The researcher in this study collected the propagules (asexual offspring) and allowed them to grow up. They then examined the sex chromosomes and sex steroid levels and determined that some were guys, some were girls, and some were hermaphrodites. Maybe studying plants can help us with animal research after all.

Next week, we've talked enough about the dimorphisms in plants. Back to the animal world with some of the most amazing exceptions to bilateral symmetry; their exactly half male and half female.

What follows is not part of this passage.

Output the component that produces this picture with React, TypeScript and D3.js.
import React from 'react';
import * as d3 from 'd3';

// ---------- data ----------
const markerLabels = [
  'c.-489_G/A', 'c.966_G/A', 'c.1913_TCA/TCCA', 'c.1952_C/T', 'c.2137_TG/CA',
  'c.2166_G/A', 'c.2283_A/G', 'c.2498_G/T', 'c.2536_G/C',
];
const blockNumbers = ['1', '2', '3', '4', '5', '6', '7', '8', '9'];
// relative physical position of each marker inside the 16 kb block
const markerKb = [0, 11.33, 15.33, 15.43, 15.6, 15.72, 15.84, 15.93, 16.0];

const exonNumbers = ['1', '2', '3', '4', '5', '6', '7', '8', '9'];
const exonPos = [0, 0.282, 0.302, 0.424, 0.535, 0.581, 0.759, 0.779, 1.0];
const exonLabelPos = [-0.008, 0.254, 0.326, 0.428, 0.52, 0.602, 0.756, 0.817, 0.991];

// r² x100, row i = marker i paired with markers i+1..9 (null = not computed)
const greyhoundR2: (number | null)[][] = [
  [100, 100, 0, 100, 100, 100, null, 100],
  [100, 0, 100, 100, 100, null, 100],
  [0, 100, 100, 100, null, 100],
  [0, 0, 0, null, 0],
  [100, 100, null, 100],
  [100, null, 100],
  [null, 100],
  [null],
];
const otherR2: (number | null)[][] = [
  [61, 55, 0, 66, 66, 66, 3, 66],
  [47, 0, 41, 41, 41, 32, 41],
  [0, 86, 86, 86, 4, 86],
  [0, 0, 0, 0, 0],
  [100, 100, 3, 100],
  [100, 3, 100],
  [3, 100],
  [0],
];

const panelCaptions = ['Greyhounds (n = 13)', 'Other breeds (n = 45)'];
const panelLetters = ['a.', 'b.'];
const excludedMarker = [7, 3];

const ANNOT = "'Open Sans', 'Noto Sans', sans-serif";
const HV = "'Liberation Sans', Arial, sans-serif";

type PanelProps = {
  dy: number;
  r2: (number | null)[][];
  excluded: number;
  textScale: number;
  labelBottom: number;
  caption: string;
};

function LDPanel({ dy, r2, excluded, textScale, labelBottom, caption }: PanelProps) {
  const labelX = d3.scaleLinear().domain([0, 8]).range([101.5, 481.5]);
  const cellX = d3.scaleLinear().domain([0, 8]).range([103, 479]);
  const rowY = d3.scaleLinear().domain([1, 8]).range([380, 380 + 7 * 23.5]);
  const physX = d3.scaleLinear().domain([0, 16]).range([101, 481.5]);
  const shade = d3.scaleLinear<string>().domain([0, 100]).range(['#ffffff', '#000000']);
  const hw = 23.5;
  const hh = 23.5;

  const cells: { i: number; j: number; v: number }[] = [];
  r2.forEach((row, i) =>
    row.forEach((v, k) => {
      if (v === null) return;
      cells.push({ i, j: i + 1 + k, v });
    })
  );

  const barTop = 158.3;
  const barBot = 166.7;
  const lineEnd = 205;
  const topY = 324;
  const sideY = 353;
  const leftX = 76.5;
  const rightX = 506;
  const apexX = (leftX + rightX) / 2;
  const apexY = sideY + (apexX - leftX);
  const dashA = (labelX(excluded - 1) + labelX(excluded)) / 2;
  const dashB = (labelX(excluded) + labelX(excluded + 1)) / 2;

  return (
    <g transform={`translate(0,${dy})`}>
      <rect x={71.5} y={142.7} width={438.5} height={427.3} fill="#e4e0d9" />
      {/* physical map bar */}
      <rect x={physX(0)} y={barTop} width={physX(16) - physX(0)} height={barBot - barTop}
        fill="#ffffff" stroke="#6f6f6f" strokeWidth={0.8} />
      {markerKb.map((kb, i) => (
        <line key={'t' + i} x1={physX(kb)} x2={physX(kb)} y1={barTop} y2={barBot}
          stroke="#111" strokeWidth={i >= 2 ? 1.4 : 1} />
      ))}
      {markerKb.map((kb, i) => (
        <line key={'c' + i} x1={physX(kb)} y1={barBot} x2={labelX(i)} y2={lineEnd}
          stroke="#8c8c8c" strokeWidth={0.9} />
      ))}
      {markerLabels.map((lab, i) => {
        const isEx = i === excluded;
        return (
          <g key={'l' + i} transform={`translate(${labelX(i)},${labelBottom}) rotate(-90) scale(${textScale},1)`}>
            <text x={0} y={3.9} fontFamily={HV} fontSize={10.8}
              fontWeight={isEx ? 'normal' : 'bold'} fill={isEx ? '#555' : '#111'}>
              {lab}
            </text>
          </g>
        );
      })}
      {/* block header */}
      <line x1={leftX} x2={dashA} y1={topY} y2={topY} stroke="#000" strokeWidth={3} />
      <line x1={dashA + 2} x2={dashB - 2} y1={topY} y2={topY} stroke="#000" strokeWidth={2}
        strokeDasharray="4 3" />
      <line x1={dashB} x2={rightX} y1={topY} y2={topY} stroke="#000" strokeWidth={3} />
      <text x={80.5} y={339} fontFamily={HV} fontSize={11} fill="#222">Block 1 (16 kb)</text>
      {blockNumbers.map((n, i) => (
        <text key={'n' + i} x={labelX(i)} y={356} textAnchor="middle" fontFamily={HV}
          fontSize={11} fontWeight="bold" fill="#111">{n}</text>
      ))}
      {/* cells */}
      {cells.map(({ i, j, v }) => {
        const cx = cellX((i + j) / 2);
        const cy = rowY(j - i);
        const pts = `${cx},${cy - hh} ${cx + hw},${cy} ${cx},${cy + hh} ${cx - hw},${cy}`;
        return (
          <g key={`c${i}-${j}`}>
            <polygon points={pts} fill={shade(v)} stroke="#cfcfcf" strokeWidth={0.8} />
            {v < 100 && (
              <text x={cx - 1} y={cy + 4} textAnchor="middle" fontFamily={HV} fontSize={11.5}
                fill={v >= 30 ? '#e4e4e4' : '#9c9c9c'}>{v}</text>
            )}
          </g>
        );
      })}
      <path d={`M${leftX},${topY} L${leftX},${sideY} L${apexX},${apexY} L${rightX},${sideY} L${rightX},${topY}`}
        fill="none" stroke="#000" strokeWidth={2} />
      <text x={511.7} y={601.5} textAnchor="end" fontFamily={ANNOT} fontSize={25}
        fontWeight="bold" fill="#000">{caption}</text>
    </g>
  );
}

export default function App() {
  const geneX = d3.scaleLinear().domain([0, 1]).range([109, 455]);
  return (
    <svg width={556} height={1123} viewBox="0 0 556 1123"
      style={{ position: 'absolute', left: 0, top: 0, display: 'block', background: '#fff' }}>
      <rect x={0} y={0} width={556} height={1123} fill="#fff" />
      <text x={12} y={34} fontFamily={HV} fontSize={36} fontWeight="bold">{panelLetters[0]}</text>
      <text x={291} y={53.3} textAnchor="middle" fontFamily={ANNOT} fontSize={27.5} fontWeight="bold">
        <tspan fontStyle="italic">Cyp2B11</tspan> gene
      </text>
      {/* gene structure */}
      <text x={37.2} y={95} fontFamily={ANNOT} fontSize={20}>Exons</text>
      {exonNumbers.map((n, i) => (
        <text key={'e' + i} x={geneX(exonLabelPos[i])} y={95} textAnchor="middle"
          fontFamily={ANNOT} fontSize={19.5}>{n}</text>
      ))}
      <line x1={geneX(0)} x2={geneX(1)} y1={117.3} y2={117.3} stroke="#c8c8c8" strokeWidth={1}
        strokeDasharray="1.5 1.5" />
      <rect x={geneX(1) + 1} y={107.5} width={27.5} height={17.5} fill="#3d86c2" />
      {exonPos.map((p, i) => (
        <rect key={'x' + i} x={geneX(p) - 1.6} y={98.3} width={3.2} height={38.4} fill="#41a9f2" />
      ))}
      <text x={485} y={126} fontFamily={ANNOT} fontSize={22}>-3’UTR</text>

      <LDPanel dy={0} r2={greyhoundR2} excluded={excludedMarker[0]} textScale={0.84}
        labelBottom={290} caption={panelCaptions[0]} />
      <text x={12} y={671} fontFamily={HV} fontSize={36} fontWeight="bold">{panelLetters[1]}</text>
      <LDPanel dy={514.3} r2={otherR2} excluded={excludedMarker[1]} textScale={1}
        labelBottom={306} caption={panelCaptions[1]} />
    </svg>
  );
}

Armoza-Zvuloni, R., Kramarsky-Winter, E., Loya, Y., Schlesinger, A., & Rosenfeld, H. (2014). Trioecy, a Unique Breeding Strategy in the Sea Anemone Aiptasia diaphana and Its Association with Sex Steroids Biology of Reproduction, 90 (6), 122-122 DOI: 10.1095/biolreprod.113.114116

VanBuren, R., & Ming, R. (2013). Organelle DNA accumulation in the recently evolved papaya sex chromosomes Molecular Genetics and Genomics, 288 (5-6), 277-284 DOI: 10.1007/s00438-013-0747-7

VanBuren R, Zeng F, Chen C, Zhang J, Wai CM, Han J, Aryal R, Gschwend AR, Wang J, Na JK, Huang L, Zhang L, Miao W, Gou J, Arro J, Guyot R, Moore RC, Wang ML, Zee F, Charlesworth D, Moore PH, Yu Q, & Ming R (2015). Origin and domestication of papaya Yh chromosome. Genome research, 25 (4), 524-33 PMID: 25762551

Ueno, H., Urasaki, N., Natsume, S., Yoshida, K., Tarora, K., Shudo, A., Terauchi, R., & Matsumura, H. (2014). Genome sequence comparison reveals a candidate gene involved in male–hermaphrodite differentiation in papaya (Carica papaya) trees Molecular Genetics and Genomics, 290 (2), 661-670 DOI: 10.1007/s00438-014-0955-9




Sorry, I tried to find more information or classroom activities for trioecy, but there isn't much out there.